● Dataset extract:
=-=-=
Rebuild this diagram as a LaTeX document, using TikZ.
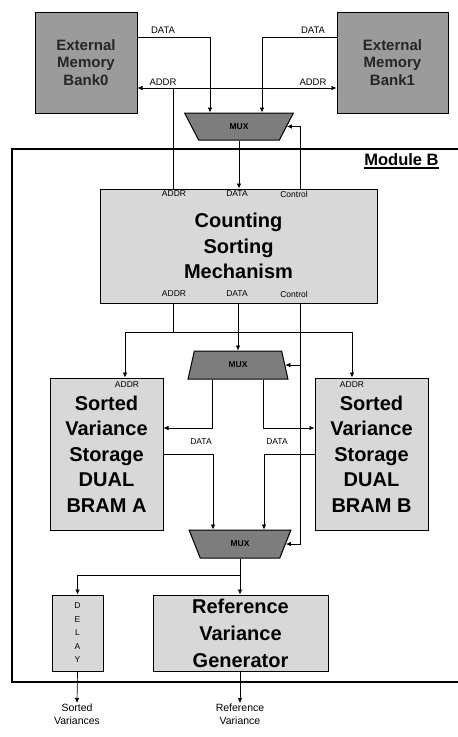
\documentclass[tikz,border=0pt]{standalone}
\usepackage{fontspec}
\setmainfont{Liberation Sans}
\usepackage{xcolor}
\usepackage{tikz}
\usetikzlibrary{arrows.meta,calc,shapes.geometric}
\definecolor{bankgray}{RGB}{155,155,155}
\definecolor{muxgray}{RGB}{125,125,125}
\definecolor{boxgray}{RGB}{216,216,216}

\begin{document}
\begin{tikzpicture}[
  x=1pt, y=-1pt,
  line width=0.7pt,
  arr/.style={-{Latex[length=5pt,width=4.5pt]}},
  arrtwo/.style={{Latex[length=5pt,width=4.5pt]}-{Latex[length=5pt,width=4.5pt]}},
  bank/.style={rectangle, draw, line width=1pt, fill=bankgray, inner sep=0pt, align=center, text=black!85,
    font=\fontsize{15}{17.5}\selectfont\bfseries},
  box/.style={rectangle, draw, line width=1pt, fill=boxgray, inner sep=0pt, align=center,
    font=\fontsize{20}{25.5}\selectfont\bfseries},
  mux/.style={trapezium, trapezium stretches=true, draw, line width=1pt, fill=muxgray, inner sep=0pt,
    font=\fontsize{8.5}{9}\selectfont\bfseries},
  sig/.style={inner sep=1pt, font=\fontsize{9.5}{10}\selectfont},
  small/.style={inner sep=1pt, font=\fontsize{8.5}{9}\selectfont},
  outlbl/.style={inner sep=1pt, align=center, font=\fontsize{10.5}{13}\selectfont}
]
  \useasboundingbox (0,0) rectangle (458,737);

  % memory banks and first mux
  \node[bank, minimum width=102pt, minimum height=101pt] (bank0) at (86,62.5) {External\\Memory\\Bank0};
  \node[bank, minimum width=111pt, minimum height=101pt] (bank1) at (392.5,62.5) {External\\Memory\\Bank1};
  \node[mux, shape border rotate=180, minimum width=109pt, minimum height=27pt,
    trapezium left angle=61, trapezium right angle=61] (muxA) at (239,126.5) {MUX};

  % module frame
  \draw[line width=2.4pt] (462,149) -- (12,149) -- (12,682) -- (462,682);
  \node[inner sep=0pt, anchor=base east, font=\fontsize{16.5}{18}\selectfont\bfseries] (modlbl) at (439,165) {Module B};
  \draw[line width=1.6pt] ([yshift=-3pt]modlbl.base west) -- ([yshift=-3pt]modlbl.base east);

  \node[box, minimum width=277pt, minimum height=114pt] (count) at (238.5,246) {Counting\\Sorting\\Mechanism};
  \node[mux, minimum width=100pt, minimum height=28pt,
    trapezium left angle=77, trapezium right angle=77] (muxB) at (238,365) {MUX};
  \node[box, minimum width=113pt, minimum height=152pt] (bramA) at (106.5,454) {Sorted\\Variance\\Storage\\DUAL\\BRAM A};
  \node[box, minimum width=113pt, minimum height=152pt] (bramB) at (371.5,454) {Sorted\\Variance\\Storage\\DUAL\\BRAM B};
  \node[mux, shape border rotate=180, minimum width=102pt, minimum height=28pt,
    trapezium left angle=66, trapezium right angle=66] (muxC) at (240,544) {MUX};
  \node[box, minimum width=51pt, minimum height=76pt, font=\fontsize{8.5}{13.5}\selectfont] (delay) at (77.5,633) {D\\E\\L\\A\\Y};
  \node[box, minimum width=175pt, minimum height=76pt, font=\fontsize{20}{27}\selectfont\bfseries] (ref) at (240.5,633) {Reference\\Variance\\Generator};
  \node[outlbl, anchor=north] (outS) at (77,703) {Sorted\\Variances};
  \node[outlbl, anchor=north] (outR) at (240,703) {Reference\\Variance};

  % signal labels
  \node[sig] (d0) at (163,30) {DATA};
  \node[sig] (d1) at (313,30) {DATA};
  \node[sig] (a0) at (163,82) {ADDR};
  \node[sig] (a1) at (313,82) {ADDR};
  \node[small] (cta) at (174,194) {ADDR};
  \node[small] (ctd) at (237,194) {DATA};
  \node[small] (ctc) at (294,194) {Control};
  \node[small] (cba) at (174,294) {ADDR};
  \node[small] (cbd) at (237,294) {DATA};
  \node[small] (cbc) at (294,294) {Control};
  \node[small] (ba) at (127,385) {ADDR};
  \node[small] (bb) at (352,385) {ADDR};
  \node[small] (dA) at (201,442) {DATA};
  \node[small] (dB) at (277,442) {DATA};

  % connections
  \draw[arr] (bank0.east |- 0,37) -| (muxA.north -| 210,0);
  \draw[arr] (bank1.west |- 0,37) -| (muxA.north -| 262,0);
  \draw[arrtwo] (bank0.east |- 0,88) -- (bank1.west |- 0,88);
  \draw (count.north -| 173,0) -- (173,88);
  \draw[arr] (muxA.south) -- (count.north -| muxA.south);
  \draw[arr] (count.north -| 300,0) |- (muxA.east);

  \draw[arr] (count.south -| 173,0) -- (173,332) -| (bramA.north -| 125,0);
  \draw[arr] (173,332) -| (bramB.north -| 352,0);
  \draw[arr] (count.south -| muxB.north) -- (muxB.north);
  \draw[arr] (count.south -| 300,0) |- (muxB.east);
  \draw[arr] (300,365) |- (muxC.east);
  \draw[arr] (muxB.south -| 212,0) |- (bramA.east |- 0,428);
  \draw[arr] (muxB.south -| 263,0) |- (bramB.west |- 0,428);
  \draw[arr] (bramA.east |- 0,454) -| (muxC.north -| 213,0);
  \draw[arr] (bramB.west |- 0,454) -| (muxC.north -| 264,0);
  \draw[arr] (muxC.south) -- (ref.north -| muxC.south);
  \draw[arr] (muxC.south |- 0,575) -| (delay.north);
  \draw[arr] (delay.south) -- (outS.north);
  \draw[arr] (ref.south -| outR.north) -- (outR.north);
\end{tikzpicture}
\end{document}
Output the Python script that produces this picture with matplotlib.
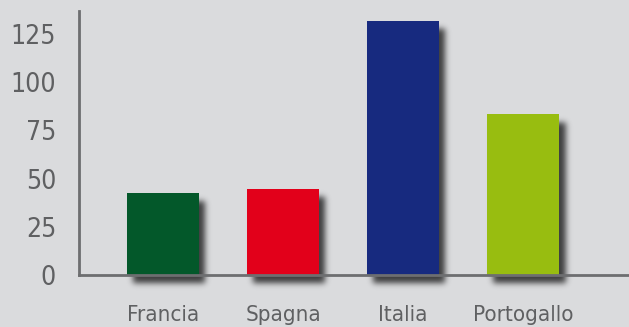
import math
import numpy as np
import matplotlib
matplotlib.use("Agg")
import matplotlib.pyplot as plt

# data
countries = ["Francia", "Spagna", "Italia", "Portogallo"]
values = [42.5, 44.8, 132, 83.3]
colors = ["#03582a", "#e2001a", "#172a7f", "#98bd10"]
yticks = [0, 25, 50, 75, 100, 125]

BG = "#dadbdd"
AXIS = "#6d6e70"
TEXT = "#5f6062"

plt.rcParams["font.family"] = ["DejaVu Sans"]
plt.rcParams["font.stretch"] = "condensed"

fig = plt.figure(figsize=(6.29, 3.27), dpi=100, facecolor=BG)
ax = fig.add_axes([79 / 629, 52 / 327, 550 / 629, 264 / 327])
ax.set_facecolor(BG)

x = list(range(len(countries)))
width = 0.6
bars = ax.bar(x, values, width=width, color=colors, zorder=3)

ax.set_xlim(-0.7, 3.883)
ax.set_ylim(0, 137)

# soft drop shadow, blurred in pixel space from each bar's box
erf = np.vectorize(math.erf)
dx, dy, sigma, peak, m = 6, 8, 3.0, 0.72, 12


def edge(t, a, b):
    s = sigma * math.sqrt(2)
    return 0.5 * (erf((t - a) / s) - erf((t - b) / s))


to_px = ax.transData
to_data = ax.transData.inverted()
for b in bars:
    (x0, y0), (x1, y1) = to_px.transform([(b.get_x(), 0), (b.get_x() + b.get_width(), b.get_height())])
    x0, x1 = x0 + dx, x1 + dx
    y0, y1 = y0 - dy, y1 - dy
    px = np.arange(x0 - m, x1 + m) + 0.5
    py = np.arange(y0 - m, y1 + m) + 0.5
    alpha = np.outer(edge(py, y0, y1), edge(px, x0, x1)) * peak
    img = np.zeros(alpha.shape + (4,))
    img[..., 3] = alpha
    (ex0, ey0), (ex1, ey1) = to_data.transform([(px[0] - 0.5, py[0] - 0.5), (px[-1] + 0.5, py[-1] + 0.5)])
    im = ax.imshow(img, extent=(ex0, ex1, ey0, ey1), origin="lower", aspect="auto",
                   interpolation="bilinear", zorder=1)
    im.set_clip_on(False)

ax.set_xlim(-0.7, 3.883)
ax.set_ylim(0, 137)
ax.set_xticks(x)
ax.set_xticklabels(countries)
ax.set_yticks(yticks)
ax.tick_params(length=0, labelcolor=TEXT)
ax.tick_params(axis="y", pad=16.5, labelsize=19)
ax.tick_params(axis="x", pad=21.5, labelsize=16)

for s in ["top", "right"]:
    ax.spines[s].set_visible(False)
for s in ["left", "bottom"]:
    ax.spines[s].set_color(AXIS)
    ax.spines[s].set_linewidth(2)
    ax.spines[s].set_zorder(4)

fig.savefig("out.png", dpi=100, facecolor=BG)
=-=-=
● Required work: Write out again exactly the lines from the start of the data above through the line containing "(0,0) rectangle (458,737);", inclusive, excluding any pictures.

● Output for this exercise:
Rebuild this diagram as a LaTeX document, using TikZ.
\documentclass[tikz,border=0pt]{standalone}
\usepackage{fontspec}
\setmainfont{Liberation Sans}
\usepackage{xcolor}
\usepackage{tikz}
\usetikzlibrary{arrows.meta,calc,shapes.geometric}
\definecolor{bankgray}{RGB}{155,155,155}
\definecolor{muxgray}{RGB}{125,125,125}
\definecolor{boxgray}{RGB}{216,216,216}

\begin{document}
\begin{tikzpicture}[
  x=1pt, y=-1pt,
  line width=0.7pt,
  arr/.style={-{Latex[length=5pt,width=4.5pt]}},
  arrtwo/.style={{Latex[length=5pt,width=4.5pt]}-{Latex[length=5pt,width=4.5pt]}},
  bank/.style={rectangle, draw, line width=1pt, fill=bankgray, inner sep=0pt, align=center, text=black!85,
    font=\fontsize{15}{17.5}\selectfont\bfseries},
  box/.style={rectangle, draw, line width=1pt, fill=boxgray, inner sep=0pt, align=center,
    font=\fontsize{20}{25.5}\selectfont\bfseries},
  mux/.style={trapezium, trapezium stretches=true, draw, line width=1pt, fill=muxgray, inner sep=0pt,
    font=\fontsize{8.5}{9}\selectfont\bfseries},
  sig/.style={inner sep=1pt, font=\fontsize{9.5}{10}\selectfont},
  small/.style={inner sep=1pt, font=\fontsize{8.5}{9}\selectfont},
  outlbl/.style={inner sep=1pt, align=center, font=\fontsize{10.5}{13}\selectfont}
]
  \useasboundingbox (0,0) rectangle (458,737);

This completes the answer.